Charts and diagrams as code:
========================
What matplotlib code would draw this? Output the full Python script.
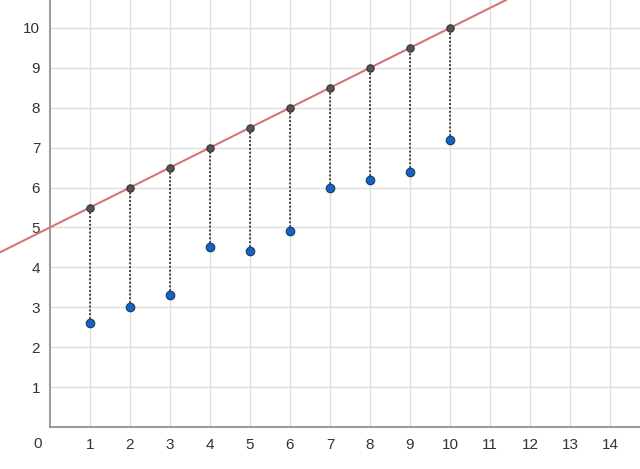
import numpy as np
import matplotlib.pyplot as plt

x_vals = [1, 2, 3, 4, 5, 6, 7, 8, 9, 10]
y_actual = [2.6, 3.0, 3.3, 4.5, 4.4, 4.9, 6.0, 6.2, 6.4, 7.2]
intercept = 5.0
slope = 0.5
x_ticks = list(range(1, 15))
y_ticks = list(range(1, 11))

plt.rcParams['font.family'] = ['Liberation Sans', 'DejaVu Sans']

fig = plt.figure(figsize=(6.4, 4.69), dpi=100)
ax = fig.add_axes([0.078, 0.0896, 0.922, 0.9104])
ax.set_xlim(0, 14.75)
ax.set_ylim(0, 10.7)

ax.set_xticks(x_ticks)
ax.set_yticks(y_ticks)
ax.tick_params(length=0, labelsize=11, colors='#333333')
ax.tick_params(axis='x', pad=8)
ax.tick_params(axis='y', pad=7)
ax.grid(True, color='#dedede', linewidth=1)
ax.set_axisbelow(True)
for s in ['top', 'right']:
    ax.spines[s].set_visible(False)
for s in ['left', 'bottom']:
    ax.spines[s].set_color('#888888')
    ax.spines[s].set_linewidth(1.2)

ax.text(-0.3, -0.25, '0', ha='center', va='top', fontsize=11, color='#333333')

# regression line, running past the left edge
lx = np.array([-1.25, 11.4])
ax.plot(lx, intercept + slope * lx, color='#d47676', linewidth=1.5, clip_on=False, zorder=3)

x = np.array(x_vals)
y_fit = intercept + slope * x
for xi, yf, ya in zip(x, y_fit, y_actual):
    ax.plot([xi, xi], [ya, yf], color='#444444', linestyle=(0, (1, 1)), linewidth=1.4, zorder=2)

ax.scatter(x, y_fit, s=28, color='#555555', edgecolor='#333333', linewidth=0.8, zorder=4)
ax.scatter(x, y_actual, s=38, color='#1565c0', edgecolor='#1a3a66', linewidth=0.8, zorder=4)

fig.savefig('out.png', dpi=100)
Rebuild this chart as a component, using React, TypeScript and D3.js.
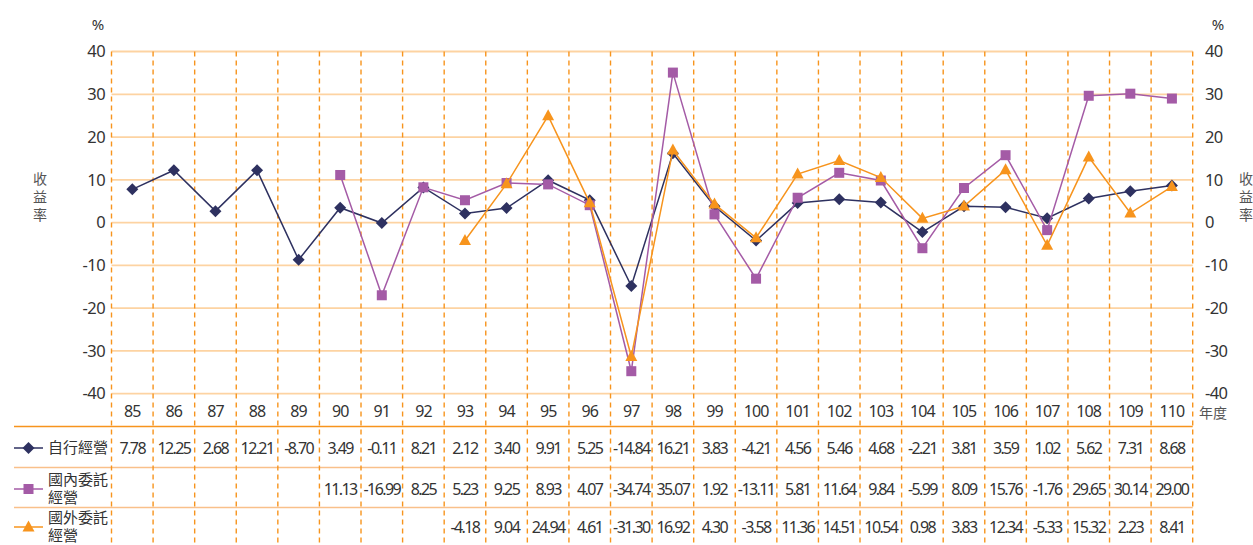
import React from 'react';
import * as d3 from 'd3';

const years = ['85', '86', '87', '88', '89', '90', '91', '92', '93', '94', '95', '96', '97', '98', '99', '100', '101', '102', '103', '104', '105', '106', '107', '108', '109', '110'];

const selfManaged = [7.78, 12.25, 2.68, 12.21, -8.7, 3.49, -0.11, 8.21, 2.12, 3.4, 9.91, 5.25, -14.84, 16.21, 3.83, -4.21, 4.56, 5.46, 4.68, -2.21, 3.81, 3.59, 1.02, 5.62, 7.31, 8.68];
const domesticDelegated = [null, null, null, null, null, 11.13, -16.99, 8.25, 5.23, 9.25, 8.93, 4.07, -34.74, 35.07, 1.92, -13.11, 5.81, 11.64, 9.84, -5.99, 8.09, 15.76, -1.76, 29.65, 30.14, 29.0];
const foreignDelegated = [null, null, null, null, null, null, null, null, -4.18, 9.04, 24.94, 4.61, -31.3, 16.92, 4.3, -3.58, 11.36, 14.51, 10.54, 0.98, 3.83, 12.34, -5.33, 15.32, 2.23, 8.41];

const yTicks = [40, 30, 20, 10, 0, -10, -20, -30, -40];

const series = [
  { name: ['自行經營'], values: selfManaged, color: '#2e3160', marker: 'diamond' },
  { name: ['國內委託', '經營'], values: domesticDelegated, color: '#a45ba6', marker: 'square' },
  { name: ['國外委託', '經營'], values: foreignDelegated, color: '#f7941d', marker: 'triangle' },
];

const FONT = '"Noto Sans", "Noto Sans CJK TC", sans-serif';
const TEXT = '#333';

const left = 111.5;
const right = 1192.7;
const top = 51.5;
const bottom = 393.7;
const rowY = [411, 448, 489, 527];
const sepY = [426.5, 467.5, 507.5];

const x = d3.scaleBand<string>().domain(years).range([left, right]);
const y = d3.scaleLinear().domain([-40, 40]).range([bottom, top]);

function Marker({ type, cx, cy, color }: { type: string; cx: number; cy: number; color: string }) {
  if (type === 'diamond') {
    const r = 6;
    return <path d={`M${cx},${cy - r}L${cx + r},${cy}L${cx},${cy + r}L${cx - r},${cy}Z`} fill={color} />;
  }
  if (type === 'square') {
    const s = 10;
    return <rect x={cx - s / 2} y={cy - s / 2} width={s} height={s} fill={color} />;
  }
  const w = 12;
  const h = 11;
  return <path d={`M${cx},${cy - h * 0.6}L${cx + w / 2},${cy + h * 0.4}L${cx - w / 2},${cy + h * 0.4}Z`} fill={color} />;
}

export default function App() {
  const cx = (i: number) => (x(years[i]) as number) + x.bandwidth() / 2;
  const line = d3
    .line<number | null>()
    .defined((d) => d != null)
    .x((_, i) => cx(i))
    .y((d) => y(d as number));

  const fmt = (v: number) => v.toFixed(2);

  return (
    <svg width={1253} height={545} style={{ position: 'absolute', left: 0, top: 0 }} fontFamily={FONT}>
      <rect width={1253} height={545} fill="#fff" />

      {/* horizontal grid */}
      {yTicks.map((t) => (
        <line key={t} x1={left} x2={right} y1={y(t)} y2={y(t)} stroke="#fdd3a2" strokeWidth={1.8} />
      ))}

      {/* table separators */}
      {sepY.map((sy, i) => (
        <line key={sy} x1={14} x2={right} y1={sy} y2={sy} stroke={i === 0 ? '#f7941d' : '#f9c08a'} strokeWidth={1.6} />
      ))}

      {/* vertical dashed lines */}
      {d3.range(years.length + 1).map((i) => {
        const vx = i < years.length ? (x(years[i]) as number) : right;
        return (
          <line key={i} x1={vx} x2={vx} y1={top} y2={545} stroke="#f7941d" strokeWidth={1.4} strokeDasharray="5,4" />
        );
      })}

      {/* left / right axis */}
      {yTicks.map((t) => (
        <text key={'l' + t} x={105} y={y(t)} dy="0.35em" textAnchor="end" fontSize={16.5} fill={TEXT} letterSpacing={-0.6}>
          {t}
        </text>
      ))}
      {yTicks.map((t) => (
        <text key={'r' + t} x={1205} y={y(t)} dy="0.35em" textAnchor="start" fontSize={16.5} fill={TEXT} letterSpacing={-0.6}>
          {t}
        </text>
      ))}
      <text x={98} y={25} dy="0.35em" textAnchor="middle" fontSize={15} fill={TEXT}>%</text>
      <text x={1218} y={25} dy="0.35em" textAnchor="middle" fontSize={15} fill={TEXT}>%</text>
      {['收', '益', '率'].map((c, i) => (
        <g key={c}>
          <text x={40} y={179 + i * 18} dy="0.35em" textAnchor="middle" fontSize={14} fill="#555">{c}</text>
          <text x={1246} y={179 + i * 18} dy="0.35em" textAnchor="middle" fontSize={14} fill="#555">{c}</text>
        </g>
      ))}
      <text x={1199} y={413} dy="0.35em" fontSize={14} fill="#555">年度</text>

      {/* series lines and markers */}
      {series.map((s) => (
        <g key={s.name.join('')}>
          <path d={line(s.values) || ''} fill="none" stroke={s.color} strokeWidth={1.5} />
          {s.values.map((v, i) =>
            v == null ? null : <Marker key={i} type={s.marker} cx={cx(i)} cy={y(v)} color={s.color} />
          )}
        </g>
      ))}

      {/* table: years */}
      {years.map((yr, i) => (
        <text key={yr} x={cx(i)} y={rowY[0]} dy="0.35em" textAnchor="middle" fontSize={16} fill={TEXT} letterSpacing={-0.9}>
          {yr}
        </text>
      ))}

      {/* table: values + legend */}
      {series.map((s, si) => {
        const ry = rowY[si + 1];
        return (
          <g key={'row' + si}>
            <line x1={14} x2={43} y1={ry} y2={ry} stroke={s.color} strokeWidth={1.5} />
            <Marker type={s.marker} cx={28.5} cy={ry} color={s.color} />
            {s.name.length === 1 ? (
              <text x={48} y={ry} dy="0.35em" fontSize={15} fill={TEXT}>{s.name[0]}</text>
            ) : (
              s.name.map((n, k) => (
                <text key={k} x={48} y={ry - 9 + k * 18} dy="0.35em" fontSize={15} fill={TEXT}>{n}</text>
              ))
            )}
            {s.values.map((v, i) =>
              v == null ? null : (
                <text key={i} x={cx(i)} y={ry} dy="0.35em" textAnchor="middle" fontSize={16} fill={TEXT} letterSpacing={-1.6}>
                  {fmt(v)}
                </text>
              )
            )}
          </g>
        );
      })}
    </svg>
  );
}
========================
Without the pictures, give again only the lines beginning at the line that contains "Rebuild this chart" and stopping after the line that contains "const sepY = [426.5, 467.5, 507.5];", exactly as written.

Rebuild this chart as a component, using React, TypeScript and D3.js.
import React from 'react';
import * as d3 from 'd3';

const years = ['85', '86', '87', '88', '89', '90', '91', '92', '93', '94', '95', '96', '97', '98', '99', '100', '101', '102', '103', '104', '105', '106', '107', '108', '109', '110'];

const selfManaged = [7.78, 12.25, 2.68, 12.21, -8.7, 3.49, -0.11, 8.21, 2.12, 3.4, 9.91, 5.25, -14.84, 16.21, 3.83, -4.21, 4.56, 5.46, 4.68, -2.21, 3.81, 3.59, 1.02, 5.62, 7.31, 8.68];
const domesticDelegated = [null, null, null, null, null, 11.13, -16.99, 8.25, 5.23, 9.25, 8.93, 4.07, -34.74, 35.07, 1.92, -13.11, 5.81, 11.64, 9.84, -5.99, 8.09, 15.76, -1.76, 29.65, 30.14, 29.0];
const foreignDelegated = [null, null, null, null, null, null, null, null, -4.18, 9.04, 24.94, 4.61, -31.3, 16.92, 4.3, -3.58, 11.36, 14.51, 10.54, 0.98, 3.83, 12.34, -5.33, 15.32, 2.23, 8.41];

const yTicks = [40, 30, 20, 10, 0, -10, -20, -30, -40];

const series = [
  { name: ['自行經營'], values: selfManaged, color: '#2e3160', marker: 'diamond' },
  { name: ['國內委託', '經營'], values: domesticDelegated, color: '#a45ba6', marker: 'square' },
  { name: ['國外委託', '經營'], values: foreignDelegated, color: '#f7941d', marker: 'triangle' },
];

const FONT = '"Noto Sans", "Noto Sans CJK TC", sans-serif';
const TEXT = '#333';

const left = 111.5;
const right = 1192.7;
const top = 51.5;
const bottom = 393.7;
const rowY = [411, 448, 489, 527];
const sepY = [426.5, 467.5, 507.5];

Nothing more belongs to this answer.